20 Tonnen Äpfel verarbeitet
In den drei südlichen Naturparken gab es bereits Workshops mit jeweils 30 Teilnehmern, um Ideen zur gemeinsamen Pflege, Bewirtschaftung und Produktentwicklung zu sammeln. „Wir haben im Vorjahr eine mobile Presse organisiert und 20 Tonnen Äpfel von Privatleuten verarbeitet“, sagt Böhm. Die Kooperation unter den Streuobstwiesenbesitzern oder Bewirtschaftern trage zur Erhaltung des Lebensraums bei.
"Biri ist Schutzgebiet
Einen „Garten Eden“ finden Naturliebhaber auch am Noplerberg im mittelburgenländischen Stoob. Auf rund 110 Hektar Fläche bietet das „Biri“ eine burgenlandweit einzigartig hohe Dichte an zusammenhängenden Streuobstwiesen und gemähten Wiesenflächen. 2013 wurde das Gebiet von der Burgenländischen Landesregierung zum Landschaftsschutzgebiet erklärt.
"Stoober Birtschtla"
Bis zu 250 verschiedene Obstsorten findet man im „Biri“, darunter mindestens 45 Apfel- und 35 Birnensorten. Ziel ist es, dass die Bevölkerung das Obst verwertet, sagt Nick Wukovits, einer der Organisatoren des „Biri-Teams“, das etwa Obstsammel-Aktionen organisiert.
Im Herbst haben die Bewohner mehr als 13.000 Äpfel geerntet, das Obst wurde gepresst. Im Rahmen eines von Leader Plus geförderten Projektes wurde daraus ein Apfel-Cider namens „Stoober Birschtla“ produziert.
Eigentlich hätte der Birschtla zum Ersten "Internationalen Tag der Streuobstwiesen" am heute, Freitag, verkostet werden sollen. Coronabedingt wurde daraus nichts. Dafür hat Nick Wukovits ein Video gestaltet: Der "lachende Grünspecht" geleitet dabei die Zuseher durch das Biri.
Beim Bauernmarkt
Beim Bauernmarkt am 15. Mai wird die Stoober Jugend das Getränk erstmals ausschenken. Auch nach Auslaufen des Förderprojektes soll der Saft aus den Früchten des „Garten Edens“ vermarktet werden. Damit für Nachschub gesorgt ist sollen im Herbst Hunderte neue Obstbäume gepflanzt werden.
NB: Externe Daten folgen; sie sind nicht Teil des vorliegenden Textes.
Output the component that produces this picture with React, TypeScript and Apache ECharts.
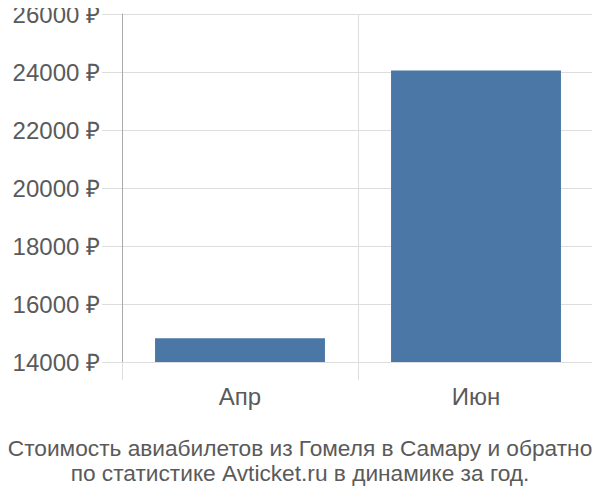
import React, { useEffect, useRef } from 'react';
import * as echarts from 'echarts';

// Месяцы и средняя стоимость билетов, ₽
const months = ['Апр', 'Июн'];
const prices = [14820, 24050];

const yMin = 14000;
const yMax = 26000;
const yStep = 2000;

const titleLines = [
  'Стоимость авиабилетов из Гомеля в Самару и обратно',
  'по статистике Avticket.ru в динамике за год.',
];

const textColor = '#5a5a5a';
const gridColor = '#dddddd';

export default function App() {
  const chartRef = useRef<HTMLDivElement>(null);

  useEffect(() => {
    const chart = echarts.init(chartRef.current!, undefined, { renderer: 'svg' });

    const option = {
      animation: false,
      textStyle: { fontFamily: '"Liberation Sans", Arial, sans-serif' },
      title: {
        text: titleLines.join('\n'),
        left: 'center',
        top: 430,
        textStyle: {
          fontSize: 22.7,
          fontWeight: 'normal',
          color: textColor,
          lineHeight: 25,
        },
      },
      grid: {
        left: 122,
        right: 6,
        top: 14,
        bottom: 138,
        containLabel: false,
      },
      xAxis: {
        type: 'category',
        data: months,
        axisLine: { show: false },
        axisTick: {
          show: true,
          length: 18,
          lineStyle: { color: gridColor },
        },
        splitLine: { show: true, lineStyle: { color: gridColor } },
        axisLabel: { fontSize: 24, color: textColor, margin: 22 },
      },
      yAxis: {
        type: 'value',
        min: yMin,
        max: yMax,
        interval: yStep,
        axisLine: { show: true, lineStyle: { color: '#aaa' } },
        axisTick: {
          show: true,
          length: 20,
          lineStyle: { color: gridColor },
        },
        splitLine: { show: true, lineStyle: { color: gridColor } },
        axisLabel: {
          fontSize: 24,
          color: textColor,
          margin: 22,
          formatter: (v: number) => `${v} ₽`,
        },
      },
      series: [
        {
          type: 'bar',
          data: prices,
          barWidth: '72%',
          itemStyle: { color: '#4a77a5' },
        },
      ],
    };

    chart.setOption(option);

    return () => {
      chart.dispose();
    };
  }, []);

  return <div ref={chartRef} style={{ width: '600px', height: '500px', margin: '-8px' }} />;
}
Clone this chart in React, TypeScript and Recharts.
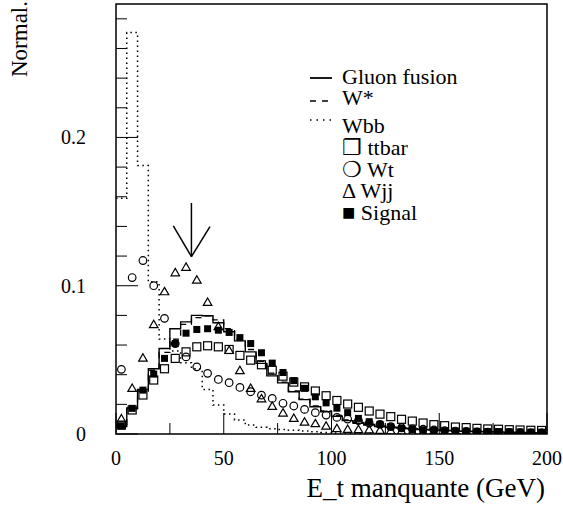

Zwergohreulen fliegen auf Streuobstwiesen
Der Naturschutzbund Burgenland und BirdLife Österreich sowie die ARGE-Streuobst starteten im Vorjahr das Projekt für die Ansiedelung der Zwergohreule. Nur mehr 60 Brutpaare gibt es in Österreich, rund 17 leben im Gebiet von Limbach-Kukmirn und Deutsch Kaltenbrunn. „Die Streuobstwiesen werden extensiv bewirtschaftet und bieten ideale Bedingungen für die Futtersuche der Zwergohreule“, sagt Naturschutzbund Burgenland Geschäftsführer Klaus Michalek. Auch Hecken und alte Bäume sowie der Verzicht auf chemische Insektenbekämpfung machen den hoch gefährdeten Zugvögeln das Leben leichter. Seit 23. April hört man die Vögel bereits und bis August werden sie hierbleiben, bevor es über den Winter nach Afrika geht. Gemeinsam mit Freiwilligen haben die Naturschützer bereits mehr als 20 Zwergohreulennistkästen aufgehängt und in den nächsten Jahren sollen noch 300 folgen.